Tom McCormick, Yaphank


Will GOP candidates avoid Donald Trump?

In September 1964, I was a 16-year-old senior at Mineola High School, and I couldn’t wait for the presidential campaign to start. Back then, campaigns started in earnest after Labor Day.

I was thrilled to work as a volunteer for the Republican Party at an office in Williston Park. I thought Barry Goldwater would be our next president, and I wanted to do anything I could to help, even though I was too young to vote.

When I asked why there weren’t many Goldwater buttons or bumper stickers, I was told the party was concentrating on local candidates. I was assigned to the re-election campaign of Rep. Steven Derounian. He strongly supported Goldwater, but most of the New York party seemed to think Goldwater was poison.

Kenneth Keating was running for re-election to the U.S. Senate against Democrat Robert Kennedy. Keating announced he was running an “independent” race, independent of Goldwater. Both Keating and Derounian lost their seats.

Today, I read that some people think Donald Trump is poison, and I wonder how many politicians will opt for that independent route this year.

Ed Ryan, Coram


NY laws force up cost of liability insurance

I started working in my father-in-law’s masonry business 35 years ago.

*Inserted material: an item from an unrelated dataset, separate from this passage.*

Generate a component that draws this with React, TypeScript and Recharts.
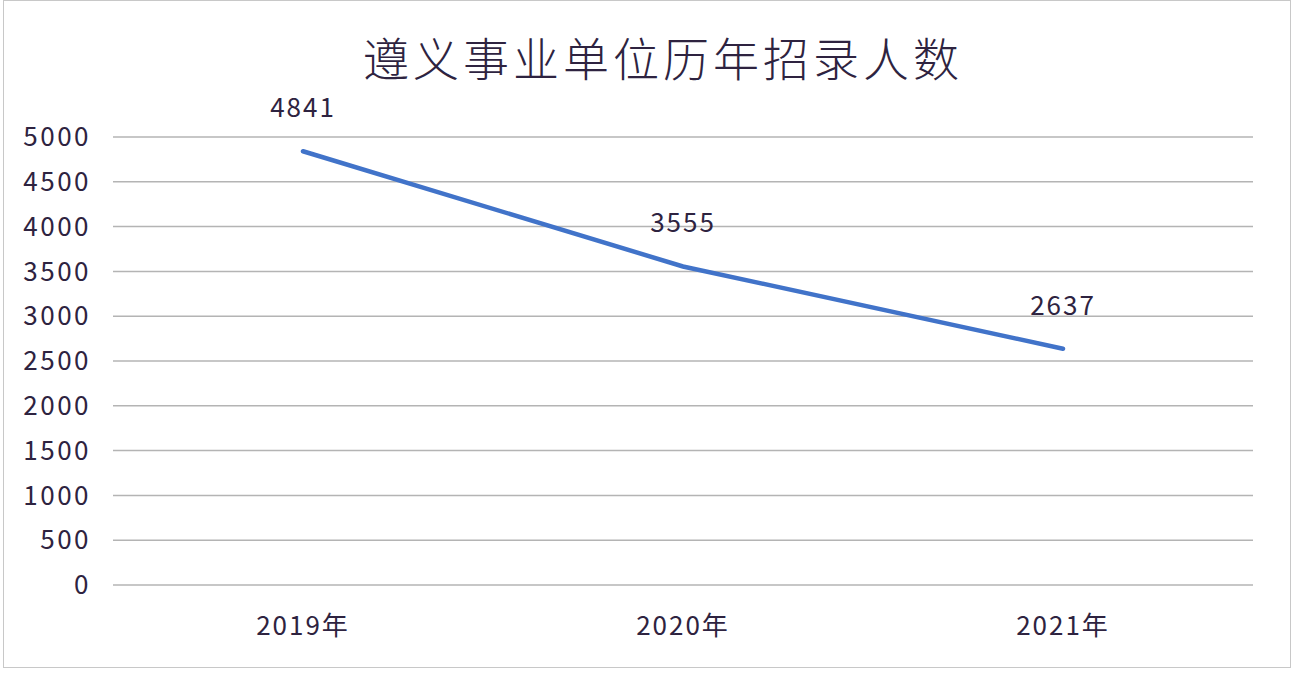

Over the last few years, our general liability insurance has increased about 500 percent.

This is not because of any claims on our part, but because New York requires insurance companies to pay for a broader field of claims than other states allow. For example, general liability insurance covers employees who get hurt on the job, without limits and without adjusting for how the employee might have contributed to the injury.

People say that former Assembly Speaker Sheldon Silver prevented any changes that would affect personal injury lawyers. With the increased costs that have been passed on to consumers, a lot of money could be saved if the law were less lawyer-friendly.